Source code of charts
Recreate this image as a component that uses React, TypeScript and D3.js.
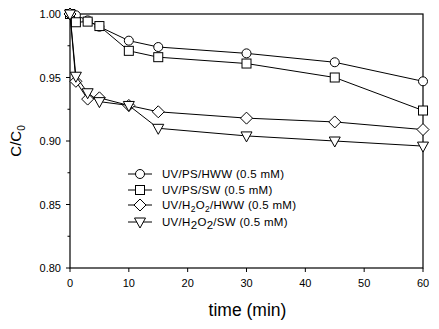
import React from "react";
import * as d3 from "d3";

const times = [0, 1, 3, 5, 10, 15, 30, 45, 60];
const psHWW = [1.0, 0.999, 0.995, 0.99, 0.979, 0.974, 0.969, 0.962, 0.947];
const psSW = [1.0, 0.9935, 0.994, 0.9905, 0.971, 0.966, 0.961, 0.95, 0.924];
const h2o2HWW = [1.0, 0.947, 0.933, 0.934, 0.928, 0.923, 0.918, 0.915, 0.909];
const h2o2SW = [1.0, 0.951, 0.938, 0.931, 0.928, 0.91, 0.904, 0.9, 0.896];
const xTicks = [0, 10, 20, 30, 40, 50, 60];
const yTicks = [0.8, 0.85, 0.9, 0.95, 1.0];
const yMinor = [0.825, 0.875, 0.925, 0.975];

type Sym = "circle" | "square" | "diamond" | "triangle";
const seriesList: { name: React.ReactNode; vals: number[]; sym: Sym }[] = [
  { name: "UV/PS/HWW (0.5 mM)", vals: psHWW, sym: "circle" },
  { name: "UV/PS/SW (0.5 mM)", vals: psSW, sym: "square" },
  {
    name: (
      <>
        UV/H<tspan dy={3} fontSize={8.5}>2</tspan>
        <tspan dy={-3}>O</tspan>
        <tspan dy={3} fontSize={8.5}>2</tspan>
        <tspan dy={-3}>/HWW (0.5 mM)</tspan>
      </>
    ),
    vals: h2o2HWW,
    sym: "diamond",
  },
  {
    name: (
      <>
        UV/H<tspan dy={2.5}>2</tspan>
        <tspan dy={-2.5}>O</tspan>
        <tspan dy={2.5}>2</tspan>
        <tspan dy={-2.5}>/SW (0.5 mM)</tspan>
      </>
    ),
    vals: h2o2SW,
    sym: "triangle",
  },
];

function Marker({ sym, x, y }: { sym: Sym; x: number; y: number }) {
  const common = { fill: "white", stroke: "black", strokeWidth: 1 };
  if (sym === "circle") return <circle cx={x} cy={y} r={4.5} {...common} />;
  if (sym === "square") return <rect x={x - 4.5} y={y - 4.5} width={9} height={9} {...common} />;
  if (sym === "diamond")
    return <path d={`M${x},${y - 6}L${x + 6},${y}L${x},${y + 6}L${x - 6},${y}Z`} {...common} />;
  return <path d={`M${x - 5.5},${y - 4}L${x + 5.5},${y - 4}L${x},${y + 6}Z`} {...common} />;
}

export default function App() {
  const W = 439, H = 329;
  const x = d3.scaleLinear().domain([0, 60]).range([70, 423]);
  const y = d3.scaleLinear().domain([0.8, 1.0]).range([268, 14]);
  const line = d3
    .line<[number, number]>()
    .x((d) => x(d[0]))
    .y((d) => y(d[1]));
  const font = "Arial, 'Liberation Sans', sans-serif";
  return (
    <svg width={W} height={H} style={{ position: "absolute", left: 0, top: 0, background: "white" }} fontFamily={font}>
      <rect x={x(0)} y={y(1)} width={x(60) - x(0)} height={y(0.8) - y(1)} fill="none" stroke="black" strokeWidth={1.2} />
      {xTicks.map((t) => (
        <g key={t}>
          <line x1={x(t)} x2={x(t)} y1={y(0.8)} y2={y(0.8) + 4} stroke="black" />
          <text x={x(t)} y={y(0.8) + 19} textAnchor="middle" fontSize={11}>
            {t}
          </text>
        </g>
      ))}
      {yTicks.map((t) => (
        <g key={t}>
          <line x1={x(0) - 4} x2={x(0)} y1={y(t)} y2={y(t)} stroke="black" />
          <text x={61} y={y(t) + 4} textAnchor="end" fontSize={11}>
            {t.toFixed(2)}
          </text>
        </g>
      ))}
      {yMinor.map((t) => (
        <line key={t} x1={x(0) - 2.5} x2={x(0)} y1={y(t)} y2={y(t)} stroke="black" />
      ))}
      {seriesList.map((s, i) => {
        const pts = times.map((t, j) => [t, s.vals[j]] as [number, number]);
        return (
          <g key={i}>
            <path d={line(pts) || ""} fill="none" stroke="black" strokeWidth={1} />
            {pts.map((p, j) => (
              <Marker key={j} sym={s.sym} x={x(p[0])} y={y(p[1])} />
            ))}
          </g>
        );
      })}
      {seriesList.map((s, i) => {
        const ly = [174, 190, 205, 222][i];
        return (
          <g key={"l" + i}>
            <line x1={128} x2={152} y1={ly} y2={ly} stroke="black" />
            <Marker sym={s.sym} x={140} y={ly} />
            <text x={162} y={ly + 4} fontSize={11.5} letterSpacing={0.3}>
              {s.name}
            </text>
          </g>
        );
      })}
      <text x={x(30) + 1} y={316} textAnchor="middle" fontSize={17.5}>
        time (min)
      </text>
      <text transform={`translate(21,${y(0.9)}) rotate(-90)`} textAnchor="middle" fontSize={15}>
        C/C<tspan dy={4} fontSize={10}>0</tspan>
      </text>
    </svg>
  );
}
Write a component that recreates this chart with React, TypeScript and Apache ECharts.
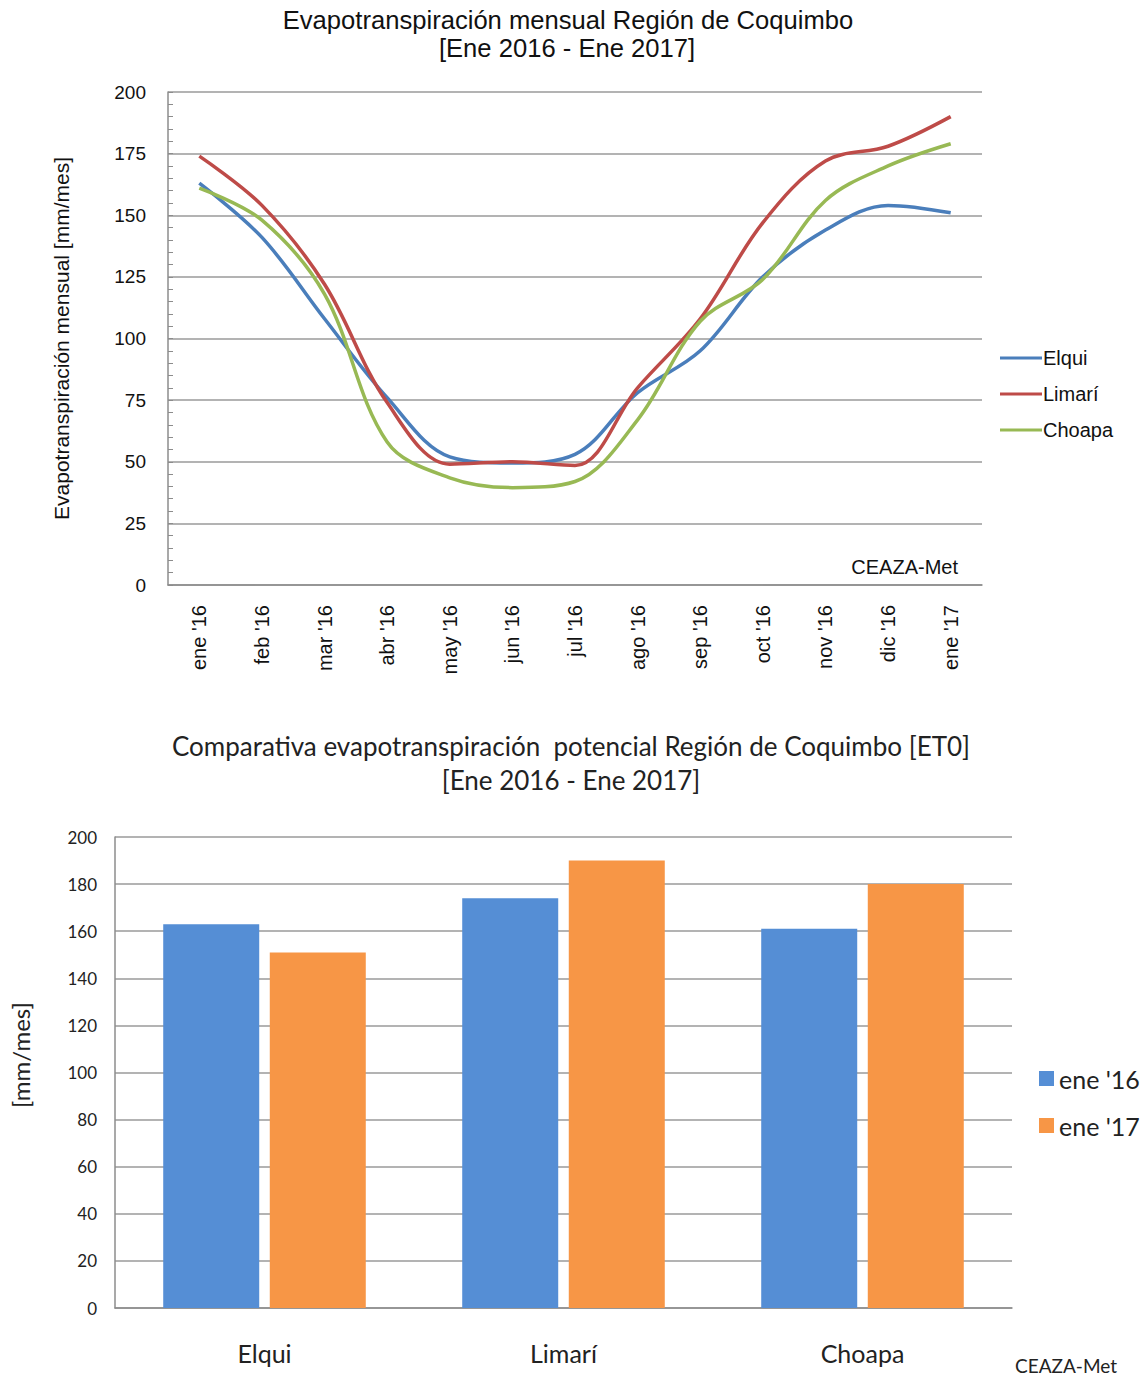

AIM OF THE EXERCISE:
How many lines of these entries contain "that"? Answer with the number and nothing else.

ANSWER TO THE TASK:
2